* _Task to complete_
Leave out the images and repeat the listing below without a single change.

* _Available data_
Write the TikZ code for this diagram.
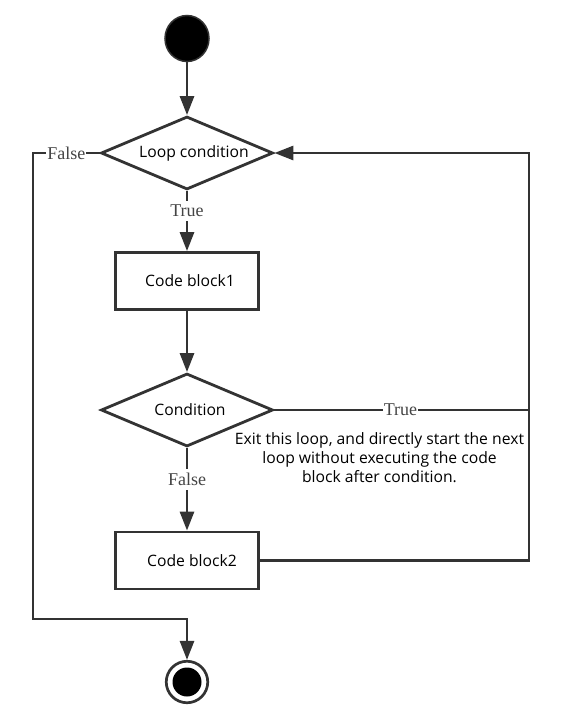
\documentclass[tikz,border=0pt]{standalone}
\usepackage{fontspec}
\setmainfont{Open Sans}
\newfontfamily\lblfont{Liberation Serif}
\usetikzlibrary{shapes.geometric,arrows.meta}
\definecolor{linec}{HTML}{333333}
\definecolor{lblc}{HTML}{444444}
\begin{document}
\begin{tikzpicture}[x=1pt,y=-1pt,
  line/.style={draw=linec, line width=2.8pt},
  arr/.style={line, -{Triangle[length=19pt,width=14pt]}},
  txt/.style={font=\fontsize{15.7}{19}\selectfont, text=black},
  decision/.style={diamond, draw=linec, line width=2.8pt, minimum width=172pt,
    minimum height=73pt, inner sep=0pt, aspect=2.36},
  block/.style={rectangle, draw=linec, line width=2.8pt, minimum width=143pt,
    minimum height=57pt, inner sep=0pt},
  lbl/.style={font=\lblfont\fontsize{18}{20}\selectfont, text=lblc, fill=white,
    inner sep=4pt},
  hlbl/.style={lbl, inner xsep=1pt},
]
\useasboundingbox (0,0) rectangle (563,718);

% start and end states
\node[ellipse, fill=black, draw=linec, line width=1.5pt, minimum width=44pt,
  minimum height=46pt, inner sep=0pt] (start) at (187,38.5) {};
\node[circle, draw=linec, line width=2.7pt, minimum size=41.5pt, inner sep=0pt]
  (end) at (187,682) {};
\fill[black] (end.center) circle (14.5);

% decisions and blocks
\node[decision, label={[txt,xshift=7pt]center:Loop condition}] (loop) at (187,153) {};
\node[block, label={[txt,xshift=3pt]center:Code block1}] (cb1) at (187,281) {};
\node[decision, label={[txt,xshift=3pt]center:Condition}] (cond) at (187,410) {};
\node[block, label={[txt,xshift=5pt]center:Code block2}] (cb2) at (187,560.5) {};

% explanation of the continue branch
\node[txt, align=center] (note) at (379.5,458)
  {Exit this loop, and directly start the next\\loop without executing the code\\block after condition.};

% routing points
\coordinate (rtop) at (529,153);
\coordinate (ltop) at (33,153);
\coordinate (bend) at (187,619);

% connectors
\draw[arr] (start) -- (loop.north);
\draw[arr] (loop.south) -- node[lbl, pos=0.33] {True} (cb1.north);
\draw[arr] (cb1.south) -- (cond.north);
\draw[arr] (cond.south) -- node[lbl, pos=0.38] {False} (cb2.north);
\draw[line] (cond.east) -- node[hlbl, pos=0.495] {True} (cond.east -| rtop);
\draw[arr] (cb2.east) -| (rtop) -- (loop.east);
\draw[arr] (loop.west) -- node[hlbl, pos=0.5] {False} (ltop) |- (bend) -- (end.north);
\end{tikzpicture}
\end{document}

* _Written solution_
Write the TikZ code for this diagram.
\documentclass[tikz,border=0pt]{standalone}
\usepackage{fontspec}
\setmainfont{Open Sans}
\newfontfamily\lblfont{Liberation Serif}
\usetikzlibrary{shapes.geometric,arrows.meta}
\definecolor{linec}{HTML}{333333}
\definecolor{lblc}{HTML}{444444}
\begin{document}
\begin{tikzpicture}[x=1pt,y=-1pt,
  line/.style={draw=linec, line width=2.8pt},
  arr/.style={line, -{Triangle[length=19pt,width=14pt]}},
  txt/.style={font=\fontsize{15.7}{19}\selectfont, text=black},
  decision/.style={diamond, draw=linec, line width=2.8pt, minimum width=172pt,
    minimum height=73pt, inner sep=0pt, aspect=2.36},
  block/.style={rectangle, draw=linec, line width=2.8pt, minimum width=143pt,
    minimum height=57pt, inner sep=0pt},
  lbl/.style={font=\lblfont\fontsize{18}{20}\selectfont, text=lblc, fill=white,
    inner sep=4pt},
  hlbl/.style={lbl, inner xsep=1pt},
]
\useasboundingbox (0,0) rectangle (563,718);

% start and end states
\node[ellipse, fill=black, draw=linec, line width=1.5pt, minimum width=44pt,
  minimum height=46pt, inner sep=0pt] (start) at (187,38.5) {};
\node[circle, draw=linec, line width=2.7pt, minimum size=41.5pt, inner sep=0pt]
  (end) at (187,682) {};
\fill[black] (end.center) circle (14.5);

% decisions and blocks
\node[decision, label={[txt,xshift=7pt]center:Loop condition}] (loop) at (187,153) {};
\node[block, label={[txt,xshift=3pt]center:Code block1}] (cb1) at (187,281) {};
\node[decision, label={[txt,xshift=3pt]center:Condition}] (cond) at (187,410) {};
\node[block, label={[txt,xshift=5pt]center:Code block2}] (cb2) at (187,560.5) {};

% explanation of the continue branch
\node[txt, align=center] (note) at (379.5,458)
  {Exit this loop, and directly start the next\\loop without executing the code\\block after condition.};

% routing points
\coordinate (rtop) at (529,153);
\coordinate (ltop) at (33,153);
\coordinate (bend) at (187,619);

% connectors
\draw[arr] (start) -- (loop.north);
\draw[arr] (loop.south) -- node[lbl, pos=0.33] {True} (cb1.north);
\draw[arr] (cb1.south) -- (cond.north);
\draw[arr] (cond.south) -- node[lbl, pos=0.38] {False} (cb2.north);
\draw[line] (cond.east) -- node[hlbl, pos=0.495] {True} (cond.east -| rtop);
\draw[arr] (cb2.east) -| (rtop) -- (loop.east);
\draw[arr] (loop.west) -- node[hlbl, pos=0.5] {False} (ltop) |- (bend) -- (end.north);
\end{tikzpicture}
\end{document}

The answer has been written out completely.